変格的なラブストーリー。たしかに楽しそうな生活だ。
○
『モンキー・ハウスへようこそ』
日に三回の道義避妊ピルの服用、そして街角には自殺ホーム-人口過剰の未来社会でとられた政策は、セックスの禁止と自殺の奨励だった。だが、性の解放を謳う反逆者が、一人また一人と現れる。
面白い。ことの始めが猿山のサルの自慰をやめさせるためだったってのが、バカでいいなあ。まあ、反逆の方法は、褒められたもんではないですが。
◎
『永遠への長い道』
結婚を控えた女性の前に、友人の男性が現れる。彼は彼女を散歩に誘い出した。
あま~い。甘いですよ。胸やけにご注意。
○
『フォスター家の財産目録』
投資カウンセリング会社の渉外担当である「わたし」はハーバートという男から、資産運用の相談を受ける。その家はどうみても、裕福そうにはみえないのだが。
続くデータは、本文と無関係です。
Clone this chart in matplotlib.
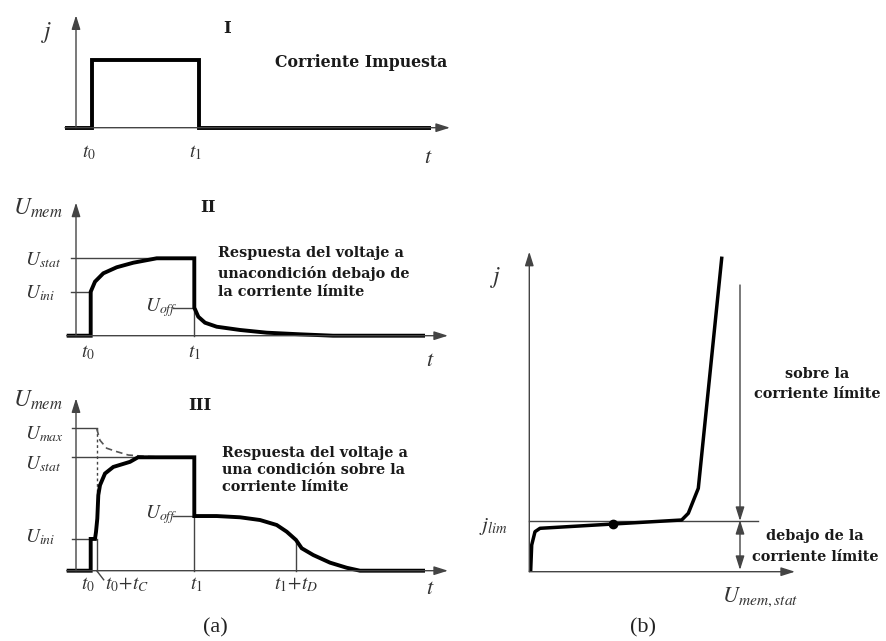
import matplotlib.pyplot as plt

plt.rcParams['mathtext.fontset'] = 'stix'

W, H = 887, 641

# panel I : imposed current pulse
p1_t = [-1.1, 1.57, 1.57, 12.33, 12.33, 35.5]
p1_j = [0, 0, 1, 1, 0, 0]
p1_t0, p1_t1 = 1.57, 12.33

# panel II : response below limiting current
p2_t = [-0.93, 1.47, 1.47, 1.9, 2.73, 4.07, 5.73, 8.07, 11.83, 11.83, 12.23,
        12.9, 14.07, 16.4, 19.07, 22.4, 25.7, 34.9]
p2_u = [0, 0, 0.568, 0.698, 0.806, 0.884, 0.943, 1.0, 1.0, 0.362, 0.245,
        0.168, 0.116, 0.074, 0.039, 0.018, 0, 0]
p2_stat, p2_ini, p2_off = 1.0, 0.568, 0.362
p2_t0, p2_t1 = 1.47, 11.83

# panel III : response above limiting current
p3_t = [-0.93, 1.47, 1.47, 1.9, 2.0, 2.13, 2.23, 2.4, 2.9, 3.73, 5.4, 6.2,
        11.83, 11.83, 14.07, 16.4, 18.4, 20.07, 21.07, 22.0, 22.57, 23.73,
        25.4, 27.07, 28.4, 34.9]
p3_u = [0, 0, 0.28, 0.28, 0.342, 0.46, 0.666, 0.754, 0.857, 0.915, 0.96, 1.0,
        1.0, 0.482, 0.482, 0.471, 0.447, 0.403, 0.344, 0.271, 0.198, 0.138,
        0.071, 0.026, 0, 0]
p3_dash_t = [2.07, 2.4, 3.07, 4.07, 5.23, 7.0, 9.4]
p3_dash_u = [1.254, 1.15, 1.08, 1.05, 1.02, 1.008, 1.0]
p3_max, p3_stat, p3_off, p3_ini = 1.254, 1.0, 0.482, 0.28
p3_t0, p3_tc, p3_t1, p3_td = 1.47, 2.07, 11.83, 22.0

# panel (b) : stationary current-voltage curve
b_u = [0.014, 0.024, 0.057, 0.107, 0.84, 1.524, 1.59, 1.69, 1.924]
b_j = [0.017, 0.267, 0.40, 0.434, 0.477, 0.517, 0.584, 0.834, 3.134]
b_jlim = 0.507
b_dot = (0.84, 0.477)

fig = plt.figure(figsize=(W / 100, H / 100), dpi=100)


def panel(ox, oy, sx, sy):
    ax = fig.add_axes([0, 0, 1, 1])
    ax.set_xlim(-ox / sx, (W - ox) / sx)
    ax.set_ylim(-(H - oy) / sy, oy / sy)
    ax.axis('off')
    ax.patch.set_alpha(0)
    return ax


AX = '#444444'
LAB = '#333333'
BOLD = dict(family='DejaVu Serif', fontweight='bold', fontsize=10.4, color='#1a1a1a')
ROMAN = dict(family='DejaVu Serif', fontweight='bold', fontsize=12, color='#1a1a1a')


def arrow(ax, x0, y0, x1, y1, both=False):
    st = '<|-|>' if both else '-|>'
    ax.annotate('', xy=(x1, y1), xytext=(x0, y0),
                arrowprops=dict(arrowstyle=st + ',head_length=0.7,head_width=0.22',
                                mutation_scale=12, lw=1.0, color=AX,
                                shrinkA=0, shrinkB=0))


def thick(ax, x, y, **kw):
    ax.plot(x, y, color='black', lw=2.8, solid_joinstyle='miter',
            solid_capstyle='butt', **kw)


def thin(ax, x, y, **kw):
    ax.plot(x, y, color=AX, lw=1.0, **kw)


# ---------- panel I ----------
a1 = panel(76, 127.7, 10, 67.7)
arrow(a1, -1.1, 0, 37.4, 0)
arrow(a1, 0, 0, 0, 1.66)
thick(a1, p1_t, p1_j)
a1.text(-2.9, 1.40, r'$j$', fontsize=17, color=LAB, ha='center', va='center')
a1.text(15.1, 1.46, 'I', ha='center', va='center', **ROMAN)
a1.text(19.9, 0.96, 'Corriente Impuesta', ha='left', va='center',
        **dict(BOLD, fontsize=11.3))
a1.text(p1_t0 - 0.3, -0.37, r'$t_{\mathit{0}}$', fontsize=14, color=LAB, ha='center', va='center')
a1.text(p1_t1 - 0.4, -0.37, r'$t_{\mathit{1}}$', fontsize=14, color=LAB, ha='center', va='center')
a1.text(35.2, -0.43, r'$t$', fontsize=16, color=LAB, ha='center', va='center')

# ---------- panel II ----------
a2 = panel(76, 335.7, 10, 77.4)
arrow(a2, -0.93, 0, 37.2, 0)
arrow(a2, 0, 0, 0, 1.72)
thin(a2, [-0.5, p2_t1], [p2_stat, p2_stat])
thin(a2, [-0.5, p2_t0], [p2_ini, p2_ini])
thin(a2, [p2_t1 - 2.1, p2_t1], [p2_off, p2_off])
thin(a2, [p2_t1, p2_t1], [0, p2_off])
thick(a2, p2_t, p2_u)
a2.text(-3.8, 1.65, r'$U_{mem}$', fontsize=17, color=LAB, ha='center', va='center')
a2.text(13.2, 1.65, 'II', ha='center', va='center', **ROMAN)
a2.text(-5.1, p2_stat - 0.02, r'$U_{stat}$', fontsize=14, color=LAB, ha='left', va='center')
a2.text(-5.1, p2_ini - 0.02, r'$U_{ini}$', fontsize=14, color=LAB, ha='left', va='center')
a2.text(6.9, p2_off, r'$U_{off}$', fontsize=14, color=LAB, ha='left', va='center')
a2.text(1.2, -0.22, r'$t_{\mathit{0}}$', fontsize=14, color=LAB, ha='center', va='center')
a2.text(11.8, -0.22, r'$t_{\mathit{1}}$', fontsize=14, color=LAB, ha='center', va='center')
a2.text(35.4, -0.31, r'$t$', fontsize=16, color=LAB, ha='center', va='center')
a2.text(14.2, 1.066, 'Respuesta del voltaje a', ha='left', va='center', **BOLD)
a2.text(14.2, 0.81, 'unacondición debajo de', ha='left', va='center', **BOLD)
a2.text(14.2, 0.565, 'la corriente límite', ha='left', va='center', **BOLD)

# ---------- panel III ----------
a3 = panel(76, 570.7, 10, 113.4)
arrow(a3, -0.93, 0, 37.2, 0)
arrow(a3, 0, 0, 0, 1.52)
thin(a3, [-0.4, p3_tc], [p3_max, p3_max])
thin(a3, [-0.4, p3_t1], [p3_stat, p3_stat])
thin(a3, [-0.4, p3_t0], [p3_ini, p3_ini])
thin(a3, [p3_t1 - 2.1, p3_t1], [p3_off, p3_off])
thin(a3, [p3_t1, p3_t1], [0, p3_off])
thin(a3, [p3_tc, p3_tc], [0, p3_ini])
thin(a3, [p3_tc, p3_tc + 0.7], [0, -0.08])
thin(a3, [p3_td, p3_td], [0, 0.271])
a3.plot([p3_tc, p3_tc], [p3_max, 0.69], color=AX, lw=1.0, ls=(0, (2, 2)))
a3.plot(p3_dash_t, p3_dash_u, color='#555555', lw=1.2, ls=(0, (4, 2.5)))
thick(a3, p3_t, p3_u)
a3.text(-3.8, 1.505, r'$U_{mem}$', fontsize=17, color=LAB, ha='center', va='center')
a3.text(12.4, 1.46, 'III', ha='center', va='center', **ROMAN)
a3.text(-5.1, p3_max - 0.05, r'$U_{max}$', fontsize=14, color=LAB, ha='left', va='center')
a3.text(-5.1, p3_stat - 0.06, r'$U_{stat}$', fontsize=14, color=LAB, ha='left', va='center')
a3.text(-5.1, p3_ini + 0.02, r'$U_{ini}$', fontsize=14, color=LAB, ha='left', va='center')
a3.text(6.9, p3_off + 0.01, r'$U_{off}$', fontsize=14, color=LAB, ha='left', va='center')
a3.text(1.2, -0.12, r'$t_{\mathit{0}}$', fontsize=14, color=LAB, ha='center', va='center')
a3.text(2.9, -0.12, r'$t_{\mathit{0}}\!+\!t_C$', fontsize=14, color=LAB, ha='left', va='center')
a3.text(12.0, -0.12, r'$t_{\mathit{1}}$', fontsize=14, color=LAB, ha='center', va='center')
a3.text(22.0, -0.12, r'$t_{\mathit{1}}\!+\!t_D$', fontsize=14, color=LAB, ha='center', va='center')
a3.text(35.4, -0.155, r'$t$', fontsize=16, color=LAB, ha='center', va='center')
a3.text(14.6, 1.038, 'Respuesta del voltaje a', ha='left', va='center', **BOLD)
a3.text(14.6, 0.888, 'una condición sobre la', ha='left', va='center', **BOLD)
a3.text(14.6, 0.738, 'corriente límite', ha='left', va='center', **BOLD)
a3.text(13.9, -0.5, '(a)', family='Liberation Serif', fontsize=16, color='#222222',
        ha='center', va='center')

# ---------- panel (b) ----------
ab = panel(529.3, 571.7, 100, 100)
arrow(ab, 0, 0, 2.657, 0)
arrow(ab, 0, 0, 0, 3.2)
thin(ab, [0, 2.287], [b_jlim, b_jlim])
arrow(ab, 2.107, 2.867, 2.107, b_jlim)
arrow(ab, 2.107, b_jlim + 0.01, 2.107, 0.017, both=True)
ab.plot(b_u, b_j, color='black', lw=2.5, solid_joinstyle='round')
ab.plot(*b_dot, 'o', color='black', ms=6)
ab.text(-0.34, 2.94, r'$j$', fontsize=17, color=LAB, ha='center', va='center')
ab.text(-0.36, 0.45, r'$j_{lim}$', fontsize=15, color=LAB, ha='center', va='center')
ab.text(2.31, -0.26, r'$U_{mem,stat}$', fontsize=16, color=LAB, ha='center', va='center')
ab.text(2.88, 1.98, 'sobre la', ha='center', va='center', **BOLD)
ab.text(2.88, 1.78, 'corriente límite', ha='center', va='center', **BOLD)
ab.text(2.86, 0.36, 'debajo de la', ha='center', va='center', **BOLD)
ab.text(2.86, 0.15, 'corriente límite', ha='center', va='center', **BOLD)
ab.text(1.14, -0.56, '(b)', family='Liberation Serif', fontsize=16, color='#222222',
        ha='center', va='center')

fig.savefig('out.png', dpi=100, facecolor='white')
うーん。幸せ=金ではない、と。必要ない莫大な財産。『ローズウォーターさん、あなたに神のお恵みを』に似たようなところあるかも。
○
『誘惑嬢』
夏の間の村のアイドル、スザンナ。ところが、十八ヶ月ぶりに戦争から帰還してきたフラーは彼女に余計なことを言ってしまう。
ヴォネガットは性的なタブーについての問題意識が大きいのでしょうか。『モンキーハウス』といい、この作品といい、そう感じました。でも、これも甘いお話だなあ。
○
『王様の馬がみんな・・・・・・』
ある東洋の共産主義国家に不時着してしまったケリー大佐の一行。彼は捕虜の命を賭けたチェスを行うはめになる・・・・・・。
面白いですが、不快になる作品です。人間をチェスの駒にして、とられたら殺されるというとんでもないゲーム。
◎
『ほら話、トム・エジソン』
しつこくつきまとい喋りかけてくるバラードと靴のプラスティックに異常な興味を持つ犬に耐えかねて、老人はある話をしだした。
面白いなあ。人をくったほら話って、好きなんですよねえ。特にオチがバカバカしければ、バカバカしいほどいいんです。そんなお話。
◎
『新しい辞書』
えーと、辞書の話。
説明しにくいんですが、面白い。こういう形式的に変化をつけたお話は好きだなあ。ものすごい新鮮な作品です。実験作といってもいいと思う。ただ、小説かどうか問われるとどうなのか?という感じですが。
○
『となりの部屋』
壁が薄いために、会話が筒抜けの隣り合った二件の家。少年は隣の部屋の喧嘩の様子を聞いて・・・・・・。
いい話かと思いきや・・・・・・。ラジオのアナウンサーはこれまた村上春樹の『風の歌を聴け』を思い出す。くすくす笑いながら読めます。
○
『夢の家』
新たな地へ越してきた夫婦。隣人の夫人は、彼らにインテリアについて甲斐甲斐しく、うるさいほどアドバイスしてくれるのだが・・・・・・。
なんだか、三島由紀夫の『花盛りの森』を思い出します。憧れは手に入ってしまえば憧れではない。なんだか、ちょっと惨めな気持になってきました。
総評:カート・ヴォネガットといえばキルゴア・トラウト。トラウトの短篇に似たものもいくつかあって楽しい。まえがきも楽しいですよ。特に小説の中で一番下等なものはなにかと大学教授に問うところとかね(フフフ)。『永遠への長い道』のもともとの題が『つきあいきれない人』だというのにも笑いましたが。